The foraminiferal fauna in core-catcher samples down to 218 mbsf contain rare, well preserved, and white-colored N. pachyderma sinistral and older, reworked, darker colored benthics and planktonics, together with Inoceramus prisms and sponge spicules. Below 250 mbsf foraminifers are rarer with more evidence of reworking, but Samples 178-1103A-31R-CC and 33R-CC include a well-preserved assemblage of the shelf species Cassidulinoides parkerianus. The lowest three samples, 178-1103A-35R-CC to 38R-CC (338.77 to 355.34 mbsf), are barren. Several of the upper cores (178-1103A-13R, 14R, 15R, 17R, and 18R) contain partly dissolved calcareous nannofossils. No identifications were possible, but coccolith production is indicated.

At Site 1103 we measured the magnetization of cores spanning 250-350 mbsf. As with previous shelf sites, diamicts yielded unstable directions, and finer grained lithologies were stable.
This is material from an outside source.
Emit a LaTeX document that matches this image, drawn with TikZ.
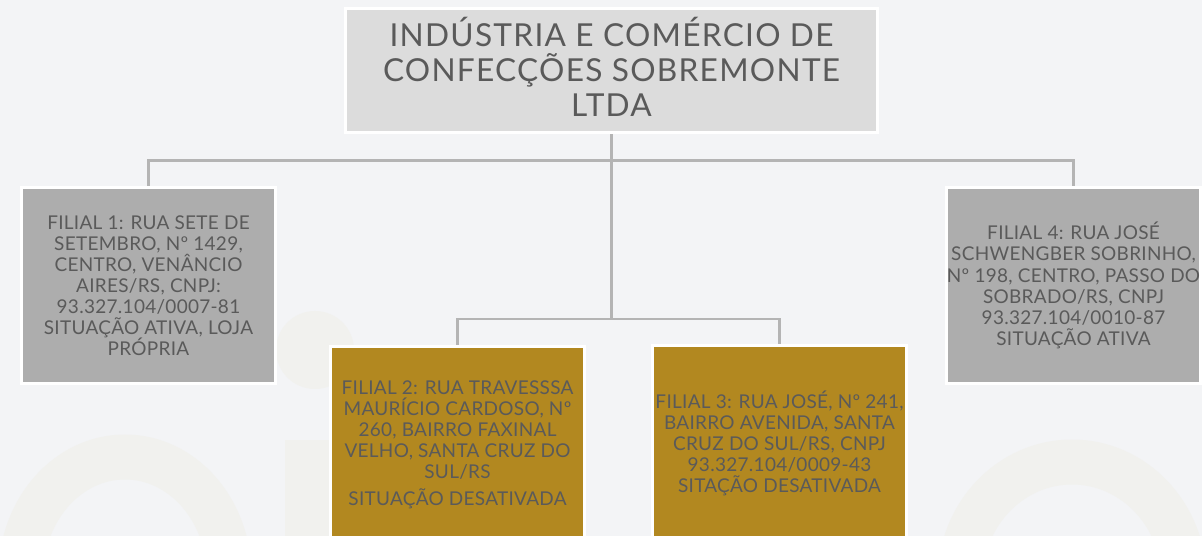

The low recovery and sparse occurrence of these lithologies make construction of a magnetostratigraphy difficult at this time. It may be possible to combine GHMT and split-core paleomagnetic data.

Hole 1103A was logged with the TC, GHMT, and FMS-sonic tool strings over an upper 150-m interval where there was no significant core recovery, but a blockage at 242 mbsf prevented penetration lower into the hole. The narrow hole diameter made for good-quality logs. Porosity varied between 30% and 50% (lower than at the rise sites), showing a change to higher porosity only at the base of the log below 225 mbsf, close to the lithified diamictite seen below 250 mbsf in the core. Resistivity and susceptibility display broad peaks and troughs, and individual clasts can be seen in FMS images, which are all of high quality. Distinct zones of spikes in the GHMT magnetic field log probably indicate clast-rich intervals. The magnetic induction of the sediment causes most of the remaining field anomaly, and it remains to be seen whether magnetic polarities can be determined for the clast-free intervals. Log sonic velocities, combined with Hamilton frame P-wave velocities from the lower hole, should allow the seismic record to be tied to drilling results. Poor core recovery from Site 1103 also means that there is no continuous MST record; physical properties data interpretation is therefore limited. Initial investigation suggests that the laminated beds below 250 mbsf are derived from the diamicts, or the same material source. Interestingly, this source differs from that at Site 1097, also on the shelf.